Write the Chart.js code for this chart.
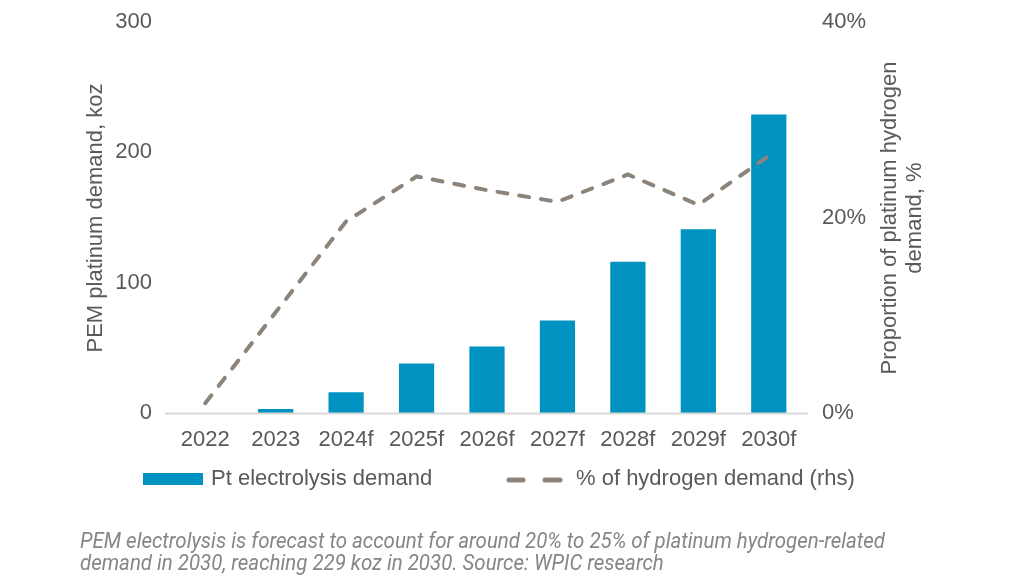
<!DOCTYPE html>
<html>
<head>
<meta charset="utf-8">
<script src="https://cdn.jsdelivr.net/npm/chart.js@4.4.1/dist/chart.umd.min.js"></script>
<style>
  html, body { margin: 0; padding: 0; background: #ffffff; }
  #wrap { position: relative; width: 1022px; height: 575px; overflow: hidden; }
  #c { position: absolute; left: 0; top: 0; }
  #caption {
    position: absolute; left: 80px; top: 530px;
    font-family: Roboto, "DejaVu Sans Condensed", sans-serif;
    font-style: italic; font-size: 22px; line-height: 22px; color: #868686;
    white-space: nowrap;
  }
  #caption span { display: inline-block; transform-origin: 0 0; }
</style>
</head>
<body>
<div id="wrap">
  <canvas id="c" width="1022" height="575"></canvas>
  <div id="caption"><span id="cap1">PEM electrolysis is forecast to account for around 20% to 25% of platinum hydrogen-related</span><br><span id="cap2">demand in 2030, reaching 229 koz in 2030. Source: WPIC research</span></div>
</div>
<script>
const categories = ["2022", "2023", "2024f", "2025f", "2026f", "2027f", "2028f", "2029f", "2030f"];
const ptElectrolysisDemand = [0, 3, 16, 38, 51, 71, 116, 141, 229];
const hydrogenDemandShare = [1.0, 10.3, 19.6, 24.2, 22.8, 21.6, 24.4, 21.3, 26.3];
const leftTicks = [0, 100, 200, 300];
const rightTicks = [0, 20, 40];
const barLabel = "Pt electrolysis demand";
const lineLabel = "% of hydrogen demand (rhs)";
const leftTitle = "PEM platinum demand, koz";
const rightTitleLines = ["Proportion of platinum hydrogen", "demand, %"];

const BAR_COLOR = "#0092C0";
const LINE_COLOR = "#8C837B";
const TEXT_COLOR = "#595959";
const FONT = '"Liberation Sans", Arial, sans-serif';
const FS = 22;

function fitCaption() {
  const s1 = document.getElementById("cap1");
  const s2 = document.getElementById("cap2");
  s1.style.transform = ""; s2.style.transform = "";
  const k = 805 / s1.getBoundingClientRect().width;
  s1.style.transform = "scaleX(" + k + ")";
  s2.style.transform = "scaleX(" + k + ")";
}
fitCaption();
if (document.fonts && document.fonts.ready) document.fonts.ready.then(fitCaption);

const decor = {
  id: "decor",
  afterDraw(chart) {
    const ctx = chart.ctx;
    const ca = chart.chartArea;
    const y0 = chart.scales.y.getPixelForValue(0);
    ctx.save();
    ctx.strokeStyle = "#d9d9d9";
    ctx.lineWidth = 2;
    ctx.beginPath();
    ctx.moveTo(ca.left - 5, y0 + 0.5);
    ctx.lineTo(ca.right + 4, y0 + 0.5);
    ctx.stroke();

    ctx.fillStyle = TEXT_COLOR;
    ctx.font = FS + "px " + FONT;
    ctx.textAlign = "center";
    ctx.textBaseline = "middle";
    const midY = 218;
    ctx.save();
    ctx.translate(96, midY);
    ctx.rotate(-Math.PI / 2);
    ctx.fillText(leftTitle, 0, 0);
    ctx.restore();
    ctx.save();
    ctx.translate(890, midY);
    ctx.rotate(-Math.PI / 2);
    ctx.fillText(rightTitleLines[0], 0, 0);
    ctx.fillText(rightTitleLines[1], 0, 25);
    ctx.restore();

    const ly = 479;
    ctx.textAlign = "left";
    ctx.fillStyle = BAR_COLOR;
    ctx.fillRect(143, 473, 60, 12);
    ctx.fillStyle = TEXT_COLOR;
    ctx.fillText(barLabel, 211, ly);
    ctx.strokeStyle = LINE_COLOR;
    ctx.lineWidth = 5;
    ctx.lineCap = "round";
    ctx.beginPath();
    ctx.moveTo(509, 480); ctx.lineTo(523, 480);
    ctx.moveTo(545, 480); ctx.lineTo(560, 480);
    ctx.stroke();
    ctx.fillText(lineLabel, 576, ly);
    ctx.restore();
  }
};

function noPad(s) { s.paddingTop = 0; s.paddingBottom = 0; }

new Chart(document.getElementById("c"), {
  data: {
    labels: categories,
    datasets: [
      {
        type: "line",
        label: lineLabel,
        data: hydrogenDemandShare,
        yAxisID: "y1",
        borderColor: LINE_COLOR,
        borderWidth: 4,
        borderDash: [10, 12],
        borderCapStyle: "round",
        pointRadius: 0,
        tension: 0,
        order: 0
      },
      {
        type: "bar",
        label: barLabel,
        data: ptElectrolysisDemand,
        yAxisID: "y",
        backgroundColor: BAR_COLOR,
        categoryPercentage: 1,
        barPercentage: 0.5,
        order: 1
      }
    ]
  },
  options: {
    responsive: false,
    animation: false,
    devicePixelRatio: 1,
    layout: { padding: { left: 0, right: 0, top: 22, bottom: 0 } },
    plugins: { legend: { display: false }, tooltip: { enabled: false } },
    scales: {
      x: {
        offset: true,
        grid: { display: false, drawTicks: false },
        border: { display: false },
        ticks: { color: TEXT_COLOR, font: { size: FS, family: FONT }, padding: 14, maxRotation: 0, autoSkip: false },
        afterFit(s) { s.height = 162; }
      },
      y: {
        position: "left",
        min: 0, max: 300,
        afterBuildTicks(s) { s.ticks = leftTicks.map(v => ({ value: v })); },
        grid: { display: false, drawTicks: false },
        border: { display: false },
        ticks: { color: TEXT_COLOR, font: { size: FS, family: FONT }, padding: 18 },
        afterFit(s) { s.width = 170; noPad(s); }
      },
      y1: {
        position: "right",
        min: 0, max: 40,
        afterBuildTicks(s) { s.ticks = rightTicks.map(v => ({ value: v })); },
        grid: { display: false, drawTicks: false },
        border: { display: false },
        ticks: { color: TEXT_COLOR, font: { size: FS, family: FONT }, padding: 18, callback: v => v + "%" },
        afterFit(s) { s.width = 218; noPad(s); }
      }
    }
  },
  plugins: [decor]
});
</script>
</body>
</html>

================================

**CHALLENGE:** Your task is to reproduce all of the material exactly. The pictures stay out.

**SOLVED EXERCISE:**
Write the Chart.js code for this chart.
<!DOCTYPE html>
<html>
<head>
<meta charset="utf-8">
<script src="https://cdn.jsdelivr.net/npm/chart.js@4.4.1/dist/chart.umd.min.js"></script>
<style>
  html, body { margin: 0; padding: 0; background: #ffffff; }
  #wrap { position: relative; width: 1022px; height: 575px; overflow: hidden; }
  #c { position: absolute; left: 0; top: 0; }
  #caption {
    position: absolute; left: 80px; top: 530px;
    font-family: Roboto, "DejaVu Sans Condensed", sans-serif;
    font-style: italic; font-size: 22px; line-height: 22px; color: #868686;
    white-space: nowrap;
  }
  #caption span { display: inline-block; transform-origin: 0 0; }
</style>
</head>
<body>
<div id="wrap">
  <canvas id="c" width="1022" height="575"></canvas>
  <div id="caption"><span id="cap1">PEM electrolysis is forecast to account for around 20% to 25% of platinum hydrogen-related</span><br><span id="cap2">demand in 2030, reaching 229 koz in 2030. Source: WPIC research</span></div>
</div>
<script>
const categories = ["2022", "2023", "2024f", "2025f", "2026f", "2027f", "2028f", "2029f", "2030f"];
const ptElectrolysisDemand = [0, 3, 16, 38, 51, 71, 116, 141, 229];
const hydrogenDemandShare = [1.0, 10.3, 19.6, 24.2, 22.8, 21.6, 24.4, 21.3, 26.3];
const leftTicks = [0, 100, 200, 300];
const rightTicks = [0, 20, 40];
const barLabel = "Pt electrolysis demand";
const lineLabel = "% of hydrogen demand (rhs)";
const leftTitle = "PEM platinum demand, koz";
const rightTitleLines = ["Proportion of platinum hydrogen", "demand, %"];

const BAR_COLOR = "#0092C0";
const LINE_COLOR = "#8C837B";
const TEXT_COLOR = "#595959";
const FONT = '"Liberation Sans", Arial, sans-serif';
const FS = 22;

function fitCaption() {
  const s1 = document.getElementById("cap1");
  const s2 = document.getElementById("cap2");
  s1.style.transform = ""; s2.style.transform = "";
  const k = 805 / s1.getBoundingClientRect().width;
  s1.style.transform = "scaleX(" + k + ")";
  s2.style.transform = "scaleX(" + k + ")";
}
fitCaption();
if (document.fonts && document.fonts.ready) document.fonts.ready.then(fitCaption);

const decor = {
  id: "decor",
  afterDraw(chart) {
    const ctx = chart.ctx;
    const ca = chart.chartArea;
    const y0 = chart.scales.y.getPixelForValue(0);
    ctx.save();
    ctx.strokeStyle = "#d9d9d9";
    ctx.lineWidth = 2;
    ctx.beginPath();
    ctx.moveTo(ca.left - 5, y0 + 0.5);
    ctx.lineTo(ca.right + 4, y0 + 0.5);
    ctx.stroke();

    ctx.fillStyle = TEXT_COLOR;
    ctx.font = FS + "px " + FONT;
    ctx.textAlign = "center";
    ctx.textBaseline = "middle";
    const midY = 218;
    ctx.save();
    ctx.translate(96, midY);
    ctx.rotate(-Math.PI / 2);
    ctx.fillText(leftTitle, 0, 0);
    ctx.restore();
    ctx.save();
    ctx.translate(890, midY);
    ctx.rotate(-Math.PI / 2);
    ctx.fillText(rightTitleLines[0], 0, 0);
    ctx.fillText(rightTitleLines[1], 0, 25);
    ctx.restore();

    const ly = 479;
    ctx.textAlign = "left";
    ctx.fillStyle = BAR_COLOR;
    ctx.fillRect(143, 473, 60, 12);
    ctx.fillStyle = TEXT_COLOR;
    ctx.fillText(barLabel, 211, ly);
    ctx.strokeStyle = LINE_COLOR;
    ctx.lineWidth = 5;
    ctx.lineCap = "round";
    ctx.beginPath();
    ctx.moveTo(509, 480); ctx.lineTo(523, 480);
    ctx.moveTo(545, 480); ctx.lineTo(560, 480);
    ctx.stroke();
    ctx.fillText(lineLabel, 576, ly);
    ctx.restore();
  }
};

function noPad(s) { s.paddingTop = 0; s.paddingBottom = 0; }

new Chart(document.getElementById("c"), {
  data: {
    labels: categories,
    datasets: [
      {
        type: "line",
        label: lineLabel,
        data: hydrogenDemandShare,
        yAxisID: "y1",
        borderColor: LINE_COLOR,
        borderWidth: 4,
        borderDash: [10, 12],
        borderCapStyle: "round",
        pointRadius: 0,
        tension: 0,
        order: 0
      },
      {
        type: "bar",
        label: barLabel,
        data: ptElectrolysisDemand,
        yAxisID: "y",
        backgroundColor: BAR_COLOR,
        categoryPercentage: 1,
        barPercentage: 0.5,
        order: 1
      }
    ]
  },
  options: {
    responsive: false,
    animation: false,
    devicePixelRatio: 1,
    layout: { padding: { left: 0, right: 0, top: 22, bottom: 0 } },
    plugins: { legend: { display: false }, tooltip: { enabled: false } },
    scales: {
      x: {
        offset: true,
        grid: { display: false, drawTicks: false },
        border: { display: false },
        ticks: { color: TEXT_COLOR, font: { size: FS, family: FONT }, padding: 14, maxRotation: 0, autoSkip: false },
        afterFit(s) { s.height = 162; }
      },
      y: {
        position: "left",
        min: 0, max: 300,
        afterBuildTicks(s) { s.ticks = leftTicks.map(v => ({ value: v })); },
        grid: { display: false, drawTicks: false },
        border: { display: false },
        ticks: { color: TEXT_COLOR, font: { size: FS, family: FONT }, padding: 18 },
        afterFit(s) { s.width = 170; noPad(s); }
      },
      y1: {
        position: "right",
        min: 0, max: 40,
        afterBuildTicks(s) { s.ticks = rightTicks.map(v => ({ value: v })); },
        grid: { display: false, drawTicks: false },
        border: { display: false },
        ticks: { color: TEXT_COLOR, font: { size: FS, family: FONT }, padding: 18, callback: v => v + "%" },
        afterFit(s) { s.width = 218; noPad(s); }
      }
    }
  },
  plugins: [decor]
});
</script>
</body>
</html>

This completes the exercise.